The starting point will be the standard setting of linear systems optmized with respect to quadratic cost. However much of modern learning theory is developed in a discrete setting. By investigating similarities and differences between the two frameworks, we will shed light on the dual control problem and discover new promising results and directions for research.

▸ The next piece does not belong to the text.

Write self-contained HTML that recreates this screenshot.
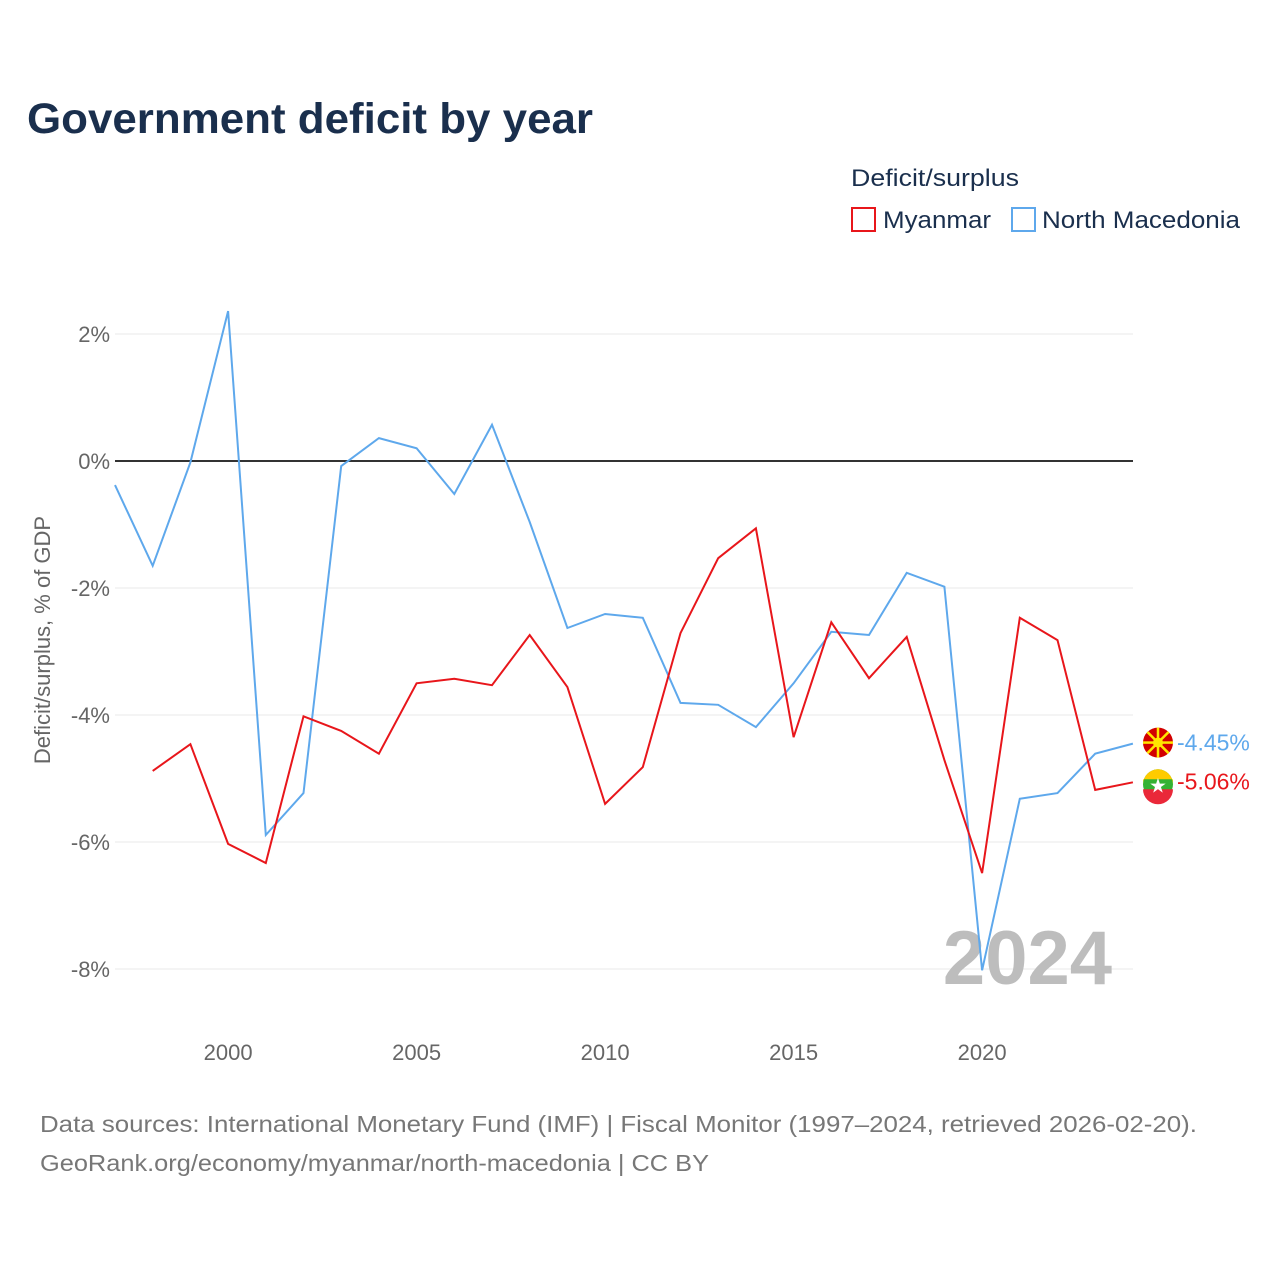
<!DOCTYPE html>
<html><head><meta charset="utf-8">
<style>
body{margin:0;background:#fff;font-family:"Liberation Sans",sans-serif;}
svg text{font-family:"Liberation Sans",sans-serif;}
</style></head>
<body>
<svg id="chart" width="1280" height="1280" xmlns="http://www.w3.org/2000/svg">
<rect width="1280" height="1280" fill="#fff"/>
<text x="27" y="133" font-size="43" font-weight="bold" fill="#1a2f4d" textLength="566" lengthAdjust="spacingAndGlyphs">Government deficit by year</text>
<text x="851" y="186" font-size="24" fill="#1a2f4d" textLength="168" lengthAdjust="spacingAndGlyphs">Deficit/surplus</text>
<g>
<rect x="852" y="208" width="23" height="23" fill="none" stroke="#e8161b" stroke-width="2"/>
<text x="883" y="228" font-size="24" fill="#1a2f4d" textLength="108" lengthAdjust="spacingAndGlyphs">Myanmar</text></g>
<g>
<rect x="1012" y="208" width="23" height="23" fill="none" stroke="#5ea8ec" stroke-width="2"/>
<text x="1042" y="228" font-size="24" fill="#1a2f4d" textLength="198" lengthAdjust="spacingAndGlyphs">North Macedonia</text></g>
<g id="grid"></g>
<text transform="translate(50,640) rotate(-90)" text-anchor="middle" font-size="22" fill="#666">Deficit/surplus, % of GDP</text>
<text x="1112" y="984" text-anchor="end" font-size="76" font-weight="bold" fill="#bdbdbd">2024</text>
<g id="series"></g>
<text x="40" y="1132" font-size="23" fill="#777" textLength="1157" lengthAdjust="spacingAndGlyphs">Data sources: International Monetary Fund (IMF) | Fiscal Monitor (1997–2024, retrieved 2026-02-20).</text>
<text x="40" y="1171" font-size="23" fill="#777" textLength="669" lengthAdjust="spacingAndGlyphs">GeoRank.org/economy/myanmar/north-macedonia | CC BY</text>
</svg>
<script>
const years=[1997,1998,1999,2000,2001,2002,2003,2004,2005,2006,2007,2008,2009,2010,2011,2012,2013,2014,2015,2016,2017,2018,2019,2020,2021,2022,2023,2024];
const macedonia=[-0.38,-1.65,-0.02,2.36,-5.89,-5.23,-0.08,0.36,0.2,-0.52,0.57,-0.96,-2.63,-2.41,-2.47,-3.81,-3.84,-4.19,-3.5,-2.69,-2.74,-1.76,-1.98,-8.02,-5.32,-5.23,-4.61,-4.45];
const myanmar=[null,-4.88,-4.46,-6.03,-6.33,-4.02,-4.25,-4.61,-3.5,-3.43,-3.53,-2.74,-3.56,-5.4,-4.82,-2.71,-1.53,-1.06,-4.35,-2.54,-3.42,-2.77,-4.71,-6.49,-2.47,-2.82,-5.18,-5.06];
const yTicks=[2,0,-2,-4,-6,-8];
const xTicks=[2000,2005,2010,2015,2020];
const NS='http://www.w3.org/2000/svg';
const X=y=>115+(y-1997)*37.7;
const Y=v=>461-v*63.5;
const grid=document.getElementById('grid'),ser=document.getElementById('series');
function mk(tag,attrs,parent){const e=document.createElementNS(NS,tag);for(const k in attrs)e.setAttribute(k,attrs[k]);parent.appendChild(e);return e;}
yTicks.forEach(t=>{
 const l=mk('line',{x1:115,x2:1133,y1:Y(t),y2:Y(t),stroke:t===0?'#333':'#e8e8e8','stroke-width':t===0?2:1},grid);
 
 
 const tx=mk('text',{x:110,y:Y(t)+8,'text-anchor':'end','font-size':22,fill:'#666'},grid);
 tx.textContent=t+'%';
 
 
});
xTicks.forEach(t=>{
 const tx=mk('text',{x:X(t),y:1060,'text-anchor':'middle','font-size':22,fill:'#666'},grid);
 tx.textContent=t;
 
 
});
function line(vals,color,name){
 const pts=[];vals.forEach((v,i)=>{if(v!==null)pts.push(X(years[i]).toFixed(1)+','+Y(v).toFixed(1));});
 const p=mk('polyline',{points:pts.join(' '),fill:'none',stroke:color,'stroke-width':2},ser);
 
 
}
line(macedonia,'#5ea8ec','north-macedonia-line');
line(myanmar,'#e8161b','myanmar-line');
function endLabel(vals,color,name,flag){
 const v=vals[vals.length-1];let y=Y(v);
 const g=mk('g',{},ser);
 
 
 if(flag==='mk'){mk('circle',{cx:1158,cy:y-1,r:15,fill:'#d20000'},g);mk('circle',{cx:1158,cy:y-1,r:5,fill:'#ffe600'},g);
  for(let a=0;a<8;a++){const r=a*Math.PI/4;mk('line',{x1:1158,y1:y-1,x2:1158+15*Math.cos(r),y2:y-1+15*Math.sin(r),stroke:'#ffe600','stroke-width':2.5},g);}}
 else{mk('circle',{cx:1158,cy:y+2,r:15,fill:'#34b233'},g);mk('path',{d:`M1143,${y+2} a15,15 0 0 1 30,0 v-5 h-30z`,fill:'#fecb00'},g);mk('path',{d:`M1143,${y+7} h30 a15,15 0 0 1 -30,0z`,fill:'#ea2839'},g);
  mk('text',{x:1158,y:y+10,'text-anchor':'middle','font-size':20,fill:'#fff'},g).textContent='★';}
 const t=mk('text',{x:1177,y:y+7,'font-size':23,fill:color},g);t.textContent=v.toFixed(2)+'%';
}
endLabel(macedonia,'#5ea8ec','north-macedonia-end-label','mk');
endLabel(myanmar,'#e8161b','myanmar-end-label','mm');
</script>
</body></html>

Biography: Anders Rantzer was appointed professor of Automatic Control at Lund University, Sweden, after a PhD at KTH Stockholm in 1991 and a postdoc 1992/93 at IMA, University of Minnesota. The academic year of 2004/05 he was visiting associate faculty member at Caltech and 2015/16 he was Taylor Family Distinguished Visiting Professor at University of Minnesota. Rantzer is a Fellow of IEEE, member of the Royal Swedish Academy of Engineering Sciences, Royal Physiographic Society in Lund and former chairman of the Swedish Scientific Council for Natural and Engineering Sciences. His research interests are in modeling, analysis and synthesis of control systems, with particular attention to scalability, adaptation and applications in energy networks.
Dorsa Sadigh
Stanford University, USA
Title: Learning Representation for Interactive Robots: Why we need to place humans at the center of the equation
Abstract: There have been significant advances in the field of robot learning and control in the past decade, gradually making the vision of robots assisting humans in everyday lives possible. However, many challenges still remain when robots need to generalize or when they need to interact with other agents such as collaborating with humans. The field of interactive robotics studies challenges of developing algorithms for robots to coordinate, collaborate, or influence humans and further studies how robots should learn from various sources of human feedback. Today, I will be discussing the role of learning representations for robots that interact with humans and robots that interactively learn from humans through a few different vignettes. I will first discuss how bounded rationality of humans guided us towards developing learned latent action spaces that enable effective shared autonomy. More broadly, it turns out this “bounded rationality” is not a bug and is a feature — i.e. we can develop extremely efficient coordination algorithms by learning latent representations of partner strategies and operating in this low dimensional space. This low dimensional space can be considered as an approximation for the sufficient statistics necessary in decentralized multi-agent control. I will then discuss how we can go about actively learning such representations capturing human preferences including our recent work on how large language models can help design human preference reward functions. Finally, I will end the talk with a discussion of the type of representations useful for learning a robotics foundation model that can enable generalization to a wide range of downstream tasks and how language can help guide these representations.
Biography: Dorsa Sadigh is an assistant professor in Computer Science and Electrical Engineering at Stanford University. Her research interests lie in the intersection of robotics, learning, and control theory. Specifically, she is interested in developing algorithms for safe and adaptive human-robot and human-AI interaction. Dorsa received her doctoral degree in Electrical Engineering and Computer Sciences (EECS) from UC Berkeley in 2017, and received her bachelor’s degree in EECS from UC Berkeley in 2012. She is awarded the Sloan Fellowship, NSF CAREER, ONR Young Investigator Award, AFOSR Young Investigator Award, DARPA Young Faculty Award, Okawa Foundation Fellowship, MIT TR35, and the IEEE RAS Early Academic Career Award.